The significance of this research is that, it has burned a trail for easily developing mobile learning games for real education courses by using an existing platform. A relatively large scale user evaluation was followed to prove the effectiveness of the developed games and the results were analysed and used to provide directions for future development.
It was such a creative idea that made the whole excursion more engaging and also challenged us with questions that we had to work together to answer. It was very well thought out and provided some extra information that has been found extremely useful!
I really enjoyed walking around Adelaide and reading/learning things that normally I wouldn’t pay much attention to. It was good doing this activity as a class because we could all work together and have some fun at the same time.
The app was really fun and overall easy to do in a group task. The photos were of a really good quality and I learnt a lot about South Australia, a good walk and a really good idea especially for exchange students who are able to understand the history behind SA.
Geo-information is the lifeblood of tourism and allowing students to design and use a mobile app in their tourism course significantly added to their learning experience. Students had to design a touristic map of a tailored made tourism thematic journey by adding layers on the map interpreting tourism attractions. By doing this, students had the opportunity to better understand the use and impact of mobile technologies and geo-information on tourists’ behaviour and appreciate the value of integrating mobile apps in tourism business operations.
The mobile game had to be designed from scratch. I highly appreciate the guidance and support from the project team, specifically Roger and Simon, for their consultation but also practical help and assistance in implementing the infrastructure, training and supporting students to design their own mobile mobile app.

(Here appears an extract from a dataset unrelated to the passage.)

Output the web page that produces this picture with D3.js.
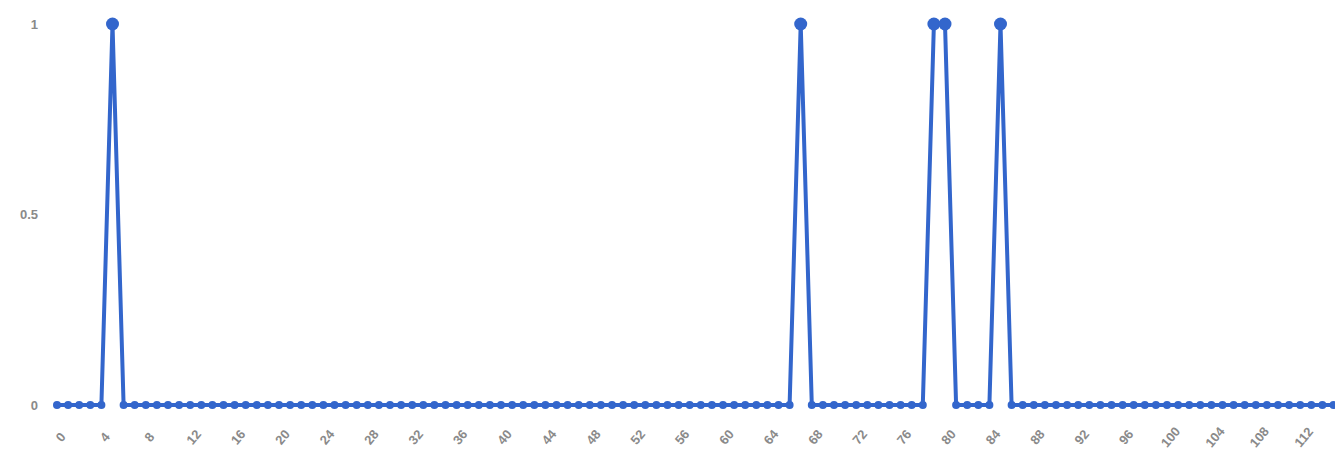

It is a wonderful way to interact with the campus and the students in a fun interactive way. It was easy to use and understand. The back story set the scene which made it all the more exciting to play and uncover the mystery.
I found the challenge a really good team activity that allowed me to work with others in my course in order to complete
I think that the app is a fun way to get students motivated and to get them outside for a bit. I loved the idea of “the hunt”, and thoroughly enjoyed the secret message Loved the creepy music too.
I believe activities similar to this one would be a good interactive activity in schools for an outside activity which would help children discover using applications for learning.
I found that it was an easy way to make new friends and to be able to work cooperatively as a team. Not only that, but we learned more about the history of buildings and their connections to Adelaide. It was nice to learn about a particular piece of history in somewhere I grew up, that I had no idea about.
The real world interactions enabled by the game were invaluable because they opened up new ways of seeing and thinking about the world and your place in it. These have the potential to carry over into other activities and daily life – learning to look up above street level, for example, and thinking about the aims and values of different business models. Ideally, the game’s introduction to these sorts of ideas and places also needs to be processed and extended and could be built upon to produce another rich learning experience so that the mobile activity becomes the seed of something more.
Location-based mobile learning games are an engaging addition to hands-on exercises designed to get students experiencing the challenges and stimulation of learning geology in the field. They enable both reconnaissance and reflection on the key scientific concepts and relationships that we explore. This adds significant value to critical learning done in the field, and as a course coordinator I have found the project team very willing to create and implement innovative ideas to achieve this goal.